## START Material for the task
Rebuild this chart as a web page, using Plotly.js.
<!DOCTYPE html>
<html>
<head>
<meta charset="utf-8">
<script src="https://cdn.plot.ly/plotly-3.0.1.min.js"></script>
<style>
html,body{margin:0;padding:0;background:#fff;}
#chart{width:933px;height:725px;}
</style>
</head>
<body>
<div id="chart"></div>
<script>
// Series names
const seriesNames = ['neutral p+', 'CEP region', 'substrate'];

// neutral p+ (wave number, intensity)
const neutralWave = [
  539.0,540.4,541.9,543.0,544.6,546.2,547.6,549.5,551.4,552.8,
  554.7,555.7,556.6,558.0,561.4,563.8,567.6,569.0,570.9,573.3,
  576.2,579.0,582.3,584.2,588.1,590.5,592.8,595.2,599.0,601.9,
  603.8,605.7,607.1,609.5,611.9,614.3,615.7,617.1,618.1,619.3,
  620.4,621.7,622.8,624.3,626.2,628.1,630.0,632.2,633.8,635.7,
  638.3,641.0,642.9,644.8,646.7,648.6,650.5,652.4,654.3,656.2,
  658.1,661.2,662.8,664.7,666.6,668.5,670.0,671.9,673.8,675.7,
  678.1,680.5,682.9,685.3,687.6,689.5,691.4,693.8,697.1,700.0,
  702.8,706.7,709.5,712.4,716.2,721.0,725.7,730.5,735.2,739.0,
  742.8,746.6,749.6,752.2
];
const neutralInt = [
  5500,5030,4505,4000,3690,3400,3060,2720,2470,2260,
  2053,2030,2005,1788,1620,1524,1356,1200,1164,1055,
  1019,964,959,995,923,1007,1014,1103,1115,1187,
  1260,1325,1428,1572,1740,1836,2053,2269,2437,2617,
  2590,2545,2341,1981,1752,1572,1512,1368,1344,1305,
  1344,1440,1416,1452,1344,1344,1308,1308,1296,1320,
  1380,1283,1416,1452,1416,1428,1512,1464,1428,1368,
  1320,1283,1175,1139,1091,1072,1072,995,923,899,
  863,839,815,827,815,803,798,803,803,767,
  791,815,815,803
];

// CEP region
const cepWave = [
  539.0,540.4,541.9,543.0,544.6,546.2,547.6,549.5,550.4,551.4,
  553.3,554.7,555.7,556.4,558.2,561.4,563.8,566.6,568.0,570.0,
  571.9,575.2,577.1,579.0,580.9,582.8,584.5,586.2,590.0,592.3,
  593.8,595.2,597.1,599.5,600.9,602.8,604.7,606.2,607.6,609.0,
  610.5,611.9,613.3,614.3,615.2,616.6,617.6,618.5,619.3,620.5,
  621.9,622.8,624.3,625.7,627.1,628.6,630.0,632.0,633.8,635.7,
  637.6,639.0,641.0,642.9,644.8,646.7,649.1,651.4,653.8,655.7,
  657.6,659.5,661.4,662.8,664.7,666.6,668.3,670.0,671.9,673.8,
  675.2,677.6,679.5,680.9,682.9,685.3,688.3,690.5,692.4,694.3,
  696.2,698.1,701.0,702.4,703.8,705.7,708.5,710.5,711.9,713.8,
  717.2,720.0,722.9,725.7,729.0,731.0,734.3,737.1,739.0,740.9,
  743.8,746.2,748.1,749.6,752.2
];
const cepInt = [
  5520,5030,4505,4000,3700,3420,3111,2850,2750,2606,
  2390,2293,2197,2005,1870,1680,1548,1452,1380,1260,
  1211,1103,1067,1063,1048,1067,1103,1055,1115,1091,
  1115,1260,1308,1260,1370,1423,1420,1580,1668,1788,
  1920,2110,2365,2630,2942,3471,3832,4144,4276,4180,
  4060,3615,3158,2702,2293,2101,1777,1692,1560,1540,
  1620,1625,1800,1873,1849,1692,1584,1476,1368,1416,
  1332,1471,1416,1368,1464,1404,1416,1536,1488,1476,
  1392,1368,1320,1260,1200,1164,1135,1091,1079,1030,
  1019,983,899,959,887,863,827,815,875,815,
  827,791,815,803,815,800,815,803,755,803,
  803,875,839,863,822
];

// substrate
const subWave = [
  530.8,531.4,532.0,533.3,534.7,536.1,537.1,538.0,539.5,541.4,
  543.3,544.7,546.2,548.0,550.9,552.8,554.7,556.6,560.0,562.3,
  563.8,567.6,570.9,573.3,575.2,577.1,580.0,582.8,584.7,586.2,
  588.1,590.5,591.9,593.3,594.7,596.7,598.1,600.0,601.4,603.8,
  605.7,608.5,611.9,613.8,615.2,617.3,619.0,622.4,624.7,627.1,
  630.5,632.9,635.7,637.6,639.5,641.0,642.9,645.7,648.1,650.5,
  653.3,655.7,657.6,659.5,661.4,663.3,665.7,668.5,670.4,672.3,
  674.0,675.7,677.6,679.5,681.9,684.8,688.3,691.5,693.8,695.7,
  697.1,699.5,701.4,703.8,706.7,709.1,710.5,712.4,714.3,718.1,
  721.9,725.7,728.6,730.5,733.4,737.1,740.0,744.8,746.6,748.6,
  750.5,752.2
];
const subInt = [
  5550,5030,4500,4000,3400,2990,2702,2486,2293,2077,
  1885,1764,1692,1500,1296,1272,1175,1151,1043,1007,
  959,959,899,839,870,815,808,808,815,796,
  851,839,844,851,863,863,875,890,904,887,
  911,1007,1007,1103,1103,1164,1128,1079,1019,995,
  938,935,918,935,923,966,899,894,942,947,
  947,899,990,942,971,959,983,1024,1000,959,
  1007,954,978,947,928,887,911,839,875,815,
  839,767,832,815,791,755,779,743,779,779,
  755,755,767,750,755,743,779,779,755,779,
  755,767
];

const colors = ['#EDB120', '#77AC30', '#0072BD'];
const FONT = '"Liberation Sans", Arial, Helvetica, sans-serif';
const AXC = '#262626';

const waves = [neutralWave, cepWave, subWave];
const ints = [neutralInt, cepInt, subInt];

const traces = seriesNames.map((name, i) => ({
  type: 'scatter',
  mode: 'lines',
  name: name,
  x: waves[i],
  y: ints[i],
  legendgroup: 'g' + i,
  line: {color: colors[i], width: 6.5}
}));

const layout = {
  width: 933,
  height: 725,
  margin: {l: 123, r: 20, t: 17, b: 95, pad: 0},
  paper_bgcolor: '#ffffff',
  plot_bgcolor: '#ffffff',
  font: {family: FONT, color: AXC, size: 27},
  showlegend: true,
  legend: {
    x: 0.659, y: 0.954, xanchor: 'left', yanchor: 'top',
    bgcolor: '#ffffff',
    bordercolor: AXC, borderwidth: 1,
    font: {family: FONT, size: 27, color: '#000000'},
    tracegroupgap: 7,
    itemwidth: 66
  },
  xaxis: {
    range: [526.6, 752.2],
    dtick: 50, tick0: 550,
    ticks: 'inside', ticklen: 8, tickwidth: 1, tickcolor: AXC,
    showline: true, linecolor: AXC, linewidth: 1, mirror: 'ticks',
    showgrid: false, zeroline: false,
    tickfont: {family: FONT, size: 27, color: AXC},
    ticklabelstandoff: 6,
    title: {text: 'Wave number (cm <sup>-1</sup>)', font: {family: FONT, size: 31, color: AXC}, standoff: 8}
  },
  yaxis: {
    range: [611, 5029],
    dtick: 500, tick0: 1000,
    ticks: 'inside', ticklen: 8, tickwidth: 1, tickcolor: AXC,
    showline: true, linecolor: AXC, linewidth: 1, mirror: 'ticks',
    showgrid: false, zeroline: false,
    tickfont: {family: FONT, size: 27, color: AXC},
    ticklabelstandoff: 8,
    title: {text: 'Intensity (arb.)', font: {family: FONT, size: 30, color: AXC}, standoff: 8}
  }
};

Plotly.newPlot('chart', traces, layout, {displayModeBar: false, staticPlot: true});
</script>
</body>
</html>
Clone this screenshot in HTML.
## END Material for the task
# What you have to do
Print every entry exactly as written.

# Answer
Rebuild this chart as a web page, using Plotly.js.
<!DOCTYPE html>
<html>
<head>
<meta charset="utf-8">
<script src="https://cdn.plot.ly/plotly-3.0.1.min.js"></script>
<style>
html,body{margin:0;padding:0;background:#fff;}
#chart{width:933px;height:725px;}
</style>
</head>
<body>
<div id="chart"></div>
<script>
// Series names
const seriesNames = ['neutral p+', 'CEP region', 'substrate'];

// neutral p+ (wave number, intensity)
const neutralWave = [
  539.0,540.4,541.9,543.0,544.6,546.2,547.6,549.5,551.4,552.8,
  554.7,555.7,556.6,558.0,561.4,563.8,567.6,569.0,570.9,573.3,
  576.2,579.0,582.3,584.2,588.1,590.5,592.8,595.2,599.0,601.9,
  603.8,605.7,607.1,609.5,611.9,614.3,615.7,617.1,618.1,619.3,
  620.4,621.7,622.8,624.3,626.2,628.1,630.0,632.2,633.8,635.7,
  638.3,641.0,642.9,644.8,646.7,648.6,650.5,652.4,654.3,656.2,
  658.1,661.2,662.8,664.7,666.6,668.5,670.0,671.9,673.8,675.7,
  678.1,680.5,682.9,685.3,687.6,689.5,691.4,693.8,697.1,700.0,
  702.8,706.7,709.5,712.4,716.2,721.0,725.7,730.5,735.2,739.0,
  742.8,746.6,749.6,752.2
];
const neutralInt = [
  5500,5030,4505,4000,3690,3400,3060,2720,2470,2260,
  2053,2030,2005,1788,1620,1524,1356,1200,1164,1055,
  1019,964,959,995,923,1007,1014,1103,1115,1187,
  1260,1325,1428,1572,1740,1836,2053,2269,2437,2617,
  2590,2545,2341,1981,1752,1572,1512,1368,1344,1305,
  1344,1440,1416,1452,1344,1344,1308,1308,1296,1320,
  1380,1283,1416,1452,1416,1428,1512,1464,1428,1368,
  1320,1283,1175,1139,1091,1072,1072,995,923,899,
  863,839,815,827,815,803,798,803,803,767,
  791,815,815,803
];

// CEP region
const cepWave = [
  539.0,540.4,541.9,543.0,544.6,546.2,547.6,549.5,550.4,551.4,
  553.3,554.7,555.7,556.4,558.2,561.4,563.8,566.6,568.0,570.0,
  571.9,575.2,577.1,579.0,580.9,582.8,584.5,586.2,590.0,592.3,
  593.8,595.2,597.1,599.5,600.9,602.8,604.7,606.2,607.6,609.0,
  610.5,611.9,613.3,614.3,615.2,616.6,617.6,618.5,619.3,620.5,
  621.9,622.8,624.3,625.7,627.1,628.6,630.0,632.0,633.8,635.7,
  637.6,639.0,641.0,642.9,644.8,646.7,649.1,651.4,653.8,655.7,
  657.6,659.5,661.4,662.8,664.7,666.6,668.3,670.0,671.9,673.8,
  675.2,677.6,679.5,680.9,682.9,685.3,688.3,690.5,692.4,694.3,
  696.2,698.1,701.0,702.4,703.8,705.7,708.5,710.5,711.9,713.8,
  717.2,720.0,722.9,725.7,729.0,731.0,734.3,737.1,739.0,740.9,
  743.8,746.2,748.1,749.6,752.2
];
const cepInt = [
  5520,5030,4505,4000,3700,3420,3111,2850,2750,2606,
  2390,2293,2197,2005,1870,1680,1548,1452,1380,1260,
  1211,1103,1067,1063,1048,1067,1103,1055,1115,1091,
  1115,1260,1308,1260,1370,1423,1420,1580,1668,1788,
  1920,2110,2365,2630,2942,3471,3832,4144,4276,4180,
  4060,3615,3158,2702,2293,2101,1777,1692,1560,1540,
  1620,1625,1800,1873,1849,1692,1584,1476,1368,1416,
  1332,1471,1416,1368,1464,1404,1416,1536,1488,1476,
  1392,1368,1320,1260,1200,1164,1135,1091,1079,1030,
  1019,983,899,959,887,863,827,815,875,815,
  827,791,815,803,815,800,815,803,755,803,
  803,875,839,863,822
];

// substrate
const subWave = [
  530.8,531.4,532.0,533.3,534.7,536.1,537.1,538.0,539.5,541.4,
  543.3,544.7,546.2,548.0,550.9,552.8,554.7,556.6,560.0,562.3,
  563.8,567.6,570.9,573.3,575.2,577.1,580.0,582.8,584.7,586.2,
  588.1,590.5,591.9,593.3,594.7,596.7,598.1,600.0,601.4,603.8,
  605.7,608.5,611.9,613.8,615.2,617.3,619.0,622.4,624.7,627.1,
  630.5,632.9,635.7,637.6,639.5,641.0,642.9,645.7,648.1,650.5,
  653.3,655.7,657.6,659.5,661.4,663.3,665.7,668.5,670.4,672.3,
  674.0,675.7,677.6,679.5,681.9,684.8,688.3,691.5,693.8,695.7,
  697.1,699.5,701.4,703.8,706.7,709.1,710.5,712.4,714.3,718.1,
  721.9,725.7,728.6,730.5,733.4,737.1,740.0,744.8,746.6,748.6,
  750.5,752.2
];
const subInt = [
  5550,5030,4500,4000,3400,2990,2702,2486,2293,2077,
  1885,1764,1692,1500,1296,1272,1175,1151,1043,1007,
  959,959,899,839,870,815,808,808,815,796,
  851,839,844,851,863,863,875,890,904,887,
  911,1007,1007,1103,1103,1164,1128,1079,1019,995,
  938,935,918,935,923,966,899,894,942,947,
  947,899,990,942,971,959,983,1024,1000,959,
  1007,954,978,947,928,887,911,839,875,815,
  839,767,832,815,791,755,779,743,779,779,
  755,755,767,750,755,743,779,779,755,779,
  755,767
];

const colors = ['#EDB120', '#77AC30', '#0072BD'];
const FONT = '"Liberation Sans", Arial, Helvetica, sans-serif';
const AXC = '#262626';

const waves = [neutralWave, cepWave, subWave];
const ints = [neutralInt, cepInt, subInt];

const traces = seriesNames.map((name, i) => ({
  type: 'scatter',
  mode: 'lines',
  name: name,
  x: waves[i],
  y: ints[i],
  legendgroup: 'g' + i,
  line: {color: colors[i], width: 6.5}
}));

const layout = {
  width: 933,
  height: 725,
  margin: {l: 123, r: 20, t: 17, b: 95, pad: 0},
  paper_bgcolor: '#ffffff',
  plot_bgcolor: '#ffffff',
  font: {family: FONT, color: AXC, size: 27},
  showlegend: true,
  legend: {
    x: 0.659, y: 0.954, xanchor: 'left', yanchor: 'top',
    bgcolor: '#ffffff',
    bordercolor: AXC, borderwidth: 1,
    font: {family: FONT, size: 27, color: '#000000'},
    tracegroupgap: 7,
    itemwidth: 66
  },
  xaxis: {
    range: [526.6, 752.2],
    dtick: 50, tick0: 550,
    ticks: 'inside', ticklen: 8, tickwidth: 1, tickcolor: AXC,
    showline: true, linecolor: AXC, linewidth: 1, mirror: 'ticks',
    showgrid: false, zeroline: false,
    tickfont: {family: FONT, size: 27, color: AXC},
    ticklabelstandoff: 6,
    title: {text: 'Wave number (cm <sup>-1</sup>)', font: {family: FONT, size: 31, color: AXC}, standoff: 8}
  },
  yaxis: {
    range: [611, 5029],
    dtick: 500, tick0: 1000,
    ticks: 'inside', ticklen: 8, tickwidth: 1, tickcolor: AXC,
    showline: true, linecolor: AXC, linewidth: 1, mirror: 'ticks',
    showgrid: false, zeroline: false,
    tickfont: {family: FONT, size: 27, color: AXC},
    ticklabelstandoff: 8,
    title: {text: 'Intensity (arb.)', font: {family: FONT, size: 30, color: AXC}, standoff: 8}
  }
};

Plotly.newPlot('chart', traces, layout, {displayModeBar: false, staticPlot: true});
</script>
</body>
</html>
Clone this screenshot in HTML.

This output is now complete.